**Information provided**
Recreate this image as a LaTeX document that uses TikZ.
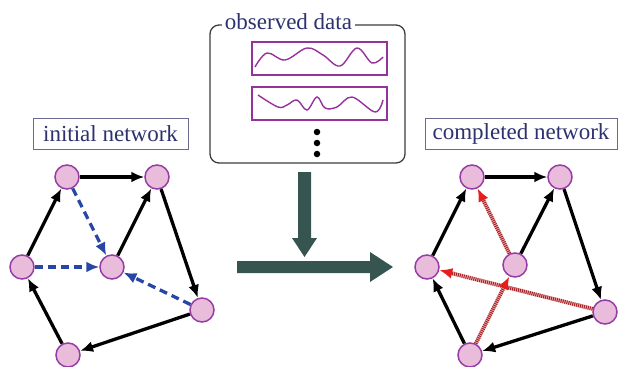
\documentclass[tikz,border=0pt]{standalone}
\usepackage{fontspec}
\setmainfont{Liberation Serif}
\usetikzlibrary{arrows.meta}
\definecolor{txtblue}{RGB}{45,50,110}
\definecolor{lblborder}{RGB}{105,105,145}
\definecolor{nodefill}{RGB}{232,188,218}
\definecolor{nodeborder}{RGB}{150,60,165}
\definecolor{datapurple}{RGB}{150,50,155}
\definecolor{bigteal}{RGB}{55,85,80}
\definecolor{dashblue}{RGB}{40,70,165}
\definecolor{redhead}{RGB}{230,30,30}
\definecolor{reddark}{RGB}{165,35,40}
\definecolor{redlight}{RGB}{240,175,175}
\definecolor{boxgray}{RGB}{60,60,60}
\begin{document}
\begin{tikzpicture}[x=1pt,y=-1pt,
  nd/.style={circle,draw=nodeborder,fill=nodefill,line width=1.5pt,minimum size=24pt,inner sep=0pt},
  blk/.style={line width=3.3pt,-{Latex[length=13pt,width=11pt]}},
  bld/.style={line width=3.3pt,draw=dashblue,dash pattern=on 8pt off 5pt,-{Latex[length=13pt,width=11pt,fill=dashblue]}},
  redunder/.style={line width=3.8pt,draw=redlight,shorten >=12pt},
  redarr/.style={line width=3.8pt,draw=reddark,dash pattern=on 1pt off 1pt,-{Latex[length=13pt,width=11pt,color=redhead]}},
  lbl/.style={draw=lblborder,line width=1pt,fill=white,text=txtblue,inner sep=0pt,font=\fontsize{23}{27}\selectfont},
  databox/.style={draw=datapurple,line width=1.4pt,inner sep=0pt,minimum width=135pt,minimum height=33pt},
  wave/.style={draw=datapurple,line width=1.4pt},
  bigarrow/.style={fill=bigteal,draw=none},
  dot/.style={circle,fill=black,inner sep=0pt,minimum size=6.5pt}
]
\useasboundingbox (0,0) rectangle (619,367);

% observed data box
\draw[rounded corners=9pt,line width=1.3pt,draw=boxgray] (210,25) rectangle (405,163);
\node[lbl,draw=none,inner xsep=3pt] (title) at (288.5,22) {observed data};
\node[databox] (d1) at (319.5,58.5) {};
\node[databox] (d2) at (319.5,103.5) {};
\draw[wave] plot[smooth,tension=0.6] coordinates {(255,67) (267,53) (285,60) (307,48) (323,55) (340,66) (357,48) (372,63) (383,57)};
\draw[wave] plot[smooth,tension=0.6] coordinates {(258,95) (278,107) (287,105) (297,100) (307,110) (317,97) (325,108) (337,107) (352,97) (375,112) (383,100)};
\node[dot] (p1) at (317,132) {};
\node[dot] (p2) at (317,143) {};
\node[dot] (p3) at (317,154) {};

% big arrows
\fill[bigarrow] (298,172) -- (311,172) -- (311,238) -- (317,238) -- (304.5,257) -- (292,238) -- (298,238) -- cycle;
\fill[bigarrow] (237,261) -- (370,261) -- (370,252) -- (393,267) -- (370,282) -- (370,273) -- (237,273) -- cycle;

% labels
\node[lbl,minimum width=155pt,minimum height=31pt] (li) at (110.5,133.5) {initial network};
\node[lbl,minimum width=192pt,minimum height=31pt] (lc) at (521,133.5) {completed network};

% initial network
\node[nd] (a) at (67,177) {};
\node[nd] (b) at (157,177) {};
\node[nd] (c) at (22,267) {};
\node[nd] (d) at (112,267) {};
\node[nd] (e) at (202,310) {};
\node[nd] (f) at (68,355) {};
\draw[blk] (a) -- (b);
\draw[blk] (c) -- (a);
\draw[blk] (d) -- (b);
\draw[blk] (b) -- (e);
\draw[blk] (e) -- (f);
\draw[blk] (f) -- (c);
\draw[bld] (a) -- (d);
\draw[bld] (c) -- (d);
\draw[bld] (e) -- (d);

% completed network
\node[nd] (a2) at (472,177) {};
\node[nd] (b2) at (560,177) {};
\node[nd] (c2) at (427,267) {};
\node[nd] (d2n) at (515,265) {};
\node[nd] (e2) at (605,312) {};
\node[nd] (f2) at (470,355) {};
\draw[blk] (a2) -- (b2);
\draw[blk] (c2) -- (a2);
\draw[blk] (d2n) -- (b2);
\draw[blk] (b2) -- (e2);
\draw[blk] (e2) -- (f2);
\draw[blk] (f2) -- (c2);
\draw[redunder] (d2n) -- (a2);
\draw[redunder] (e2) -- (c2);
\draw[redunder] (f2) -- (d2n);
\draw[redarr] (d2n) -- (a2);
\draw[redarr] (e2) -- (c2);
\draw[redarr] (f2) -- (d2n);
\end{tikzpicture}
\end{document}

**Exercise details**
Restate the whole listing above exactly, please, omitting every image.

**Solution to this problem**
Recreate this image as a LaTeX document that uses TikZ.
\documentclass[tikz,border=0pt]{standalone}
\usepackage{fontspec}
\setmainfont{Liberation Serif}
\usetikzlibrary{arrows.meta}
\definecolor{txtblue}{RGB}{45,50,110}
\definecolor{lblborder}{RGB}{105,105,145}
\definecolor{nodefill}{RGB}{232,188,218}
\definecolor{nodeborder}{RGB}{150,60,165}
\definecolor{datapurple}{RGB}{150,50,155}
\definecolor{bigteal}{RGB}{55,85,80}
\definecolor{dashblue}{RGB}{40,70,165}
\definecolor{redhead}{RGB}{230,30,30}
\definecolor{reddark}{RGB}{165,35,40}
\definecolor{redlight}{RGB}{240,175,175}
\definecolor{boxgray}{RGB}{60,60,60}
\begin{document}
\begin{tikzpicture}[x=1pt,y=-1pt,
  nd/.style={circle,draw=nodeborder,fill=nodefill,line width=1.5pt,minimum size=24pt,inner sep=0pt},
  blk/.style={line width=3.3pt,-{Latex[length=13pt,width=11pt]}},
  bld/.style={line width=3.3pt,draw=dashblue,dash pattern=on 8pt off 5pt,-{Latex[length=13pt,width=11pt,fill=dashblue]}},
  redunder/.style={line width=3.8pt,draw=redlight,shorten >=12pt},
  redarr/.style={line width=3.8pt,draw=reddark,dash pattern=on 1pt off 1pt,-{Latex[length=13pt,width=11pt,color=redhead]}},
  lbl/.style={draw=lblborder,line width=1pt,fill=white,text=txtblue,inner sep=0pt,font=\fontsize{23}{27}\selectfont},
  databox/.style={draw=datapurple,line width=1.4pt,inner sep=0pt,minimum width=135pt,minimum height=33pt},
  wave/.style={draw=datapurple,line width=1.4pt},
  bigarrow/.style={fill=bigteal,draw=none},
  dot/.style={circle,fill=black,inner sep=0pt,minimum size=6.5pt}
]
\useasboundingbox (0,0) rectangle (619,367);

% observed data box
\draw[rounded corners=9pt,line width=1.3pt,draw=boxgray] (210,25) rectangle (405,163);
\node[lbl,draw=none,inner xsep=3pt] (title) at (288.5,22) {observed data};
\node[databox] (d1) at (319.5,58.5) {};
\node[databox] (d2) at (319.5,103.5) {};
\draw[wave] plot[smooth,tension=0.6] coordinates {(255,67) (267,53) (285,60) (307,48) (323,55) (340,66) (357,48) (372,63) (383,57)};
\draw[wave] plot[smooth,tension=0.6] coordinates {(258,95) (278,107) (287,105) (297,100) (307,110) (317,97) (325,108) (337,107) (352,97) (375,112) (383,100)};
\node[dot] (p1) at (317,132) {};
\node[dot] (p2) at (317,143) {};
\node[dot] (p3) at (317,154) {};

% big arrows
\fill[bigarrow] (298,172) -- (311,172) -- (311,238) -- (317,238) -- (304.5,257) -- (292,238) -- (298,238) -- cycle;
\fill[bigarrow] (237,261) -- (370,261) -- (370,252) -- (393,267) -- (370,282) -- (370,273) -- (237,273) -- cycle;

% labels
\node[lbl,minimum width=155pt,minimum height=31pt] (li) at (110.5,133.5) {initial network};
\node[lbl,minimum width=192pt,minimum height=31pt] (lc) at (521,133.5) {completed network};

% initial network
\node[nd] (a) at (67,177) {};
\node[nd] (b) at (157,177) {};
\node[nd] (c) at (22,267) {};
\node[nd] (d) at (112,267) {};
\node[nd] (e) at (202,310) {};
\node[nd] (f) at (68,355) {};
\draw[blk] (a) -- (b);
\draw[blk] (c) -- (a);
\draw[blk] (d) -- (b);
\draw[blk] (b) -- (e);
\draw[blk] (e) -- (f);
\draw[blk] (f) -- (c);
\draw[bld] (a) -- (d);
\draw[bld] (c) -- (d);
\draw[bld] (e) -- (d);

% completed network
\node[nd] (a2) at (472,177) {};
\node[nd] (b2) at (560,177) {};
\node[nd] (c2) at (427,267) {};
\node[nd] (d2n) at (515,265) {};
\node[nd] (e2) at (605,312) {};
\node[nd] (f2) at (470,355) {};
\draw[blk] (a2) -- (b2);
\draw[blk] (c2) -- (a2);
\draw[blk] (d2n) -- (b2);
\draw[blk] (b2) -- (e2);
\draw[blk] (e2) -- (f2);
\draw[blk] (f2) -- (c2);
\draw[redunder] (d2n) -- (a2);
\draw[redunder] (e2) -- (c2);
\draw[redunder] (f2) -- (d2n);
\draw[redarr] (d2n) -- (a2);
\draw[redarr] (e2) -- (c2);
\draw[redarr] (f2) -- (d2n);
\end{tikzpicture}
\end{document}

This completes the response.